Diversity in the Boardroom is Still Important
Today marks the dawn of a new regime in Washington, DC — one led by a president, party, and political establishment who seem not merely indifferent but actively hostile to many of the ideals that define our impact space. At a time when climate-stoked destruction has ravaged Asheville, the broader U.S. Southeast, and much of Los Angeles, the first actions of this administration will be to push for expanded fossil fuel production in the name of “sane” energy policy. It is hard to imagine a more glaring refusal to acknowledge reality — or, one might say, a more tragic refusal to see the forest for the burning trees.
Image Courtesy of Brett Davis – Flickr
In response, some in our field are lying low, afraid of becoming targets of executive, legislative, or judicial actions. Others—banks, corporations, even philanthropies — have found their “commitments” to DEI, ESG, or sustainability as pliable as a poplar in changing winds. This moment lays bare an uncomfortable truth: too many of our most powerful institutions have embraced social and environmental values only superficially. Like facades quickly stripped away by a harsh winter storm, these recent reversals reveal deep fragilities and a lack of moral integrity.
One important element that’s missing, as one of our editorial committee members aptly noted, is a conversation about the moral limits of the marketplace. As Michael Sandel’s work reminds us, there are some things money cannot buy — democracy, hope, love, community, cooperation. Despite powerful pushback against ESG and DEI, and alongside renewed efforts like COP30, the impact sector still too often relies on the benevolence of investors and a seemingly all-powerful financial system. Yet so much of what our communities truly need — sacrifice, compromise, care, and mutuality — cannot be reduced to a cost-benefit ratio. They are the lifeblood of functioning democracies, a truth underscored by the work of Robert Putnam and Elinor Ostrom.

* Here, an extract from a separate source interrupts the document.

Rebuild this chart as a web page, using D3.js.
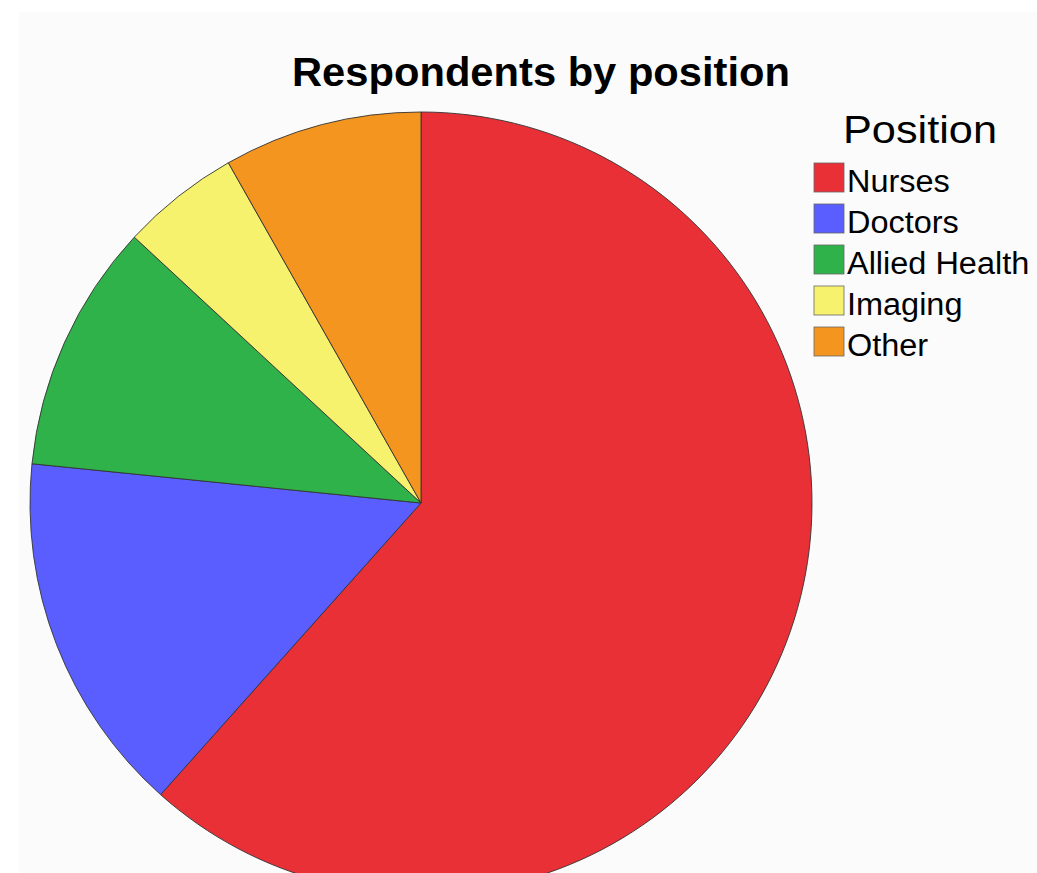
<!DOCTYPE html>
<html><head><meta charset="utf-8">
<script src="https://cdn.jsdelivr.net/npm/d3@7"></script>
<style>html,body{margin:0;padding:0;background:#fff;overflow:hidden}</style>
</head><body>
<svg id="chart" width="1037" height="873"></svg>
<script>
const categories = ["Nurses", "Doctors", "Allied Health", "Imaging", "Other"];
const values = [61.6, 15.0, 10.3, 4.9, 8.2];
const colors = ["#e93037", "#5a5efe", "#2fb24a", "#f7f26e", "#f3951e"];
const titleText = "Respondents by position";
const legendTitle = "Position";

const svg = d3.select("#chart");
svg.append("rect").attr("x", 19).attr("y", 12).attr("width", 1037 - 19).attr("height", 873 - 12).attr("fill", "#fbfbfb");

const cx = 421, cy = 503, r = 391;
const pie = d3.pie().sort(null).value(d => d)(values);
const arc = d3.arc().innerRadius(0).outerRadius(r);
const color = d3.scaleOrdinal().domain(categories).range(colors);

svg.append("g").attr("transform", `translate(${cx},${cy})`)
  .selectAll("path").data(pie).join("path")
  .attr("d", arc)
  .attr("fill", (d, i) => color(categories[i]))
  .attr("stroke", "#333")
  .attr("stroke-width", 0.9)
  .attr("stroke-linejoin", "round");

const font = "Liberation Sans, Arial, sans-serif";
function stretch(sel, factor) {
  sel.each(function() {
    const w = this.getComputedTextLength();
    d3.select(this).attr("textLength", w * factor).attr("lengthAdjust", "spacingAndGlyphs");
  });
}

const t = svg.append("text").attr("x", 541).attr("y", 86).attr("text-anchor", "middle")
  .attr("font-family", font).attr("font-weight", "bold")
  .attr("font-size", 40).attr("fill", "#000").text(titleText);
stretch(t, 498 / t.node().getComputedTextLength());

const lt = svg.append("text").attr("x", 920).attr("y", 143).attr("text-anchor", "middle")
  .attr("font-family", font)
  .attr("font-size", 39).attr("fill", "#000").text(legendTitle);
stretch(lt, 154 / lt.node().getComputedTextLength());

const lg = svg.append("g").selectAll("g").data(categories).join("g")
  .attr("transform", (d, i) => `translate(814,${163 + i * 41})`);
lg.append("rect").attr("width", 30).attr("height", 29)
  .attr("fill", d => color(d)).attr("stroke", "#666").attr("stroke-width", 0.8);
const items = lg.append("text").attr("x", 33).attr("y", 29)
  .attr("font-family", font)
  .attr("font-size", 31).attr("fill", "#000").text(d => d);
stretch(items, 1.047);
</script>
</body></html>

Perhaps the greatest impact any of us can make in 2025 (and beyond) is to step outside the transactional comfort zones of markets and metrics, and instead meet one another in real time — across economic chasms, across geography and ideology — to do the quiet, essential work of building trust, solidarity, and resilience. These intangibles may never be monetized, but they undergird every healthy society. Like the roots of a thriving forest, they connect and sustain us, ensuring that no gust of political wind, however fierce, can easily uproot our collective future.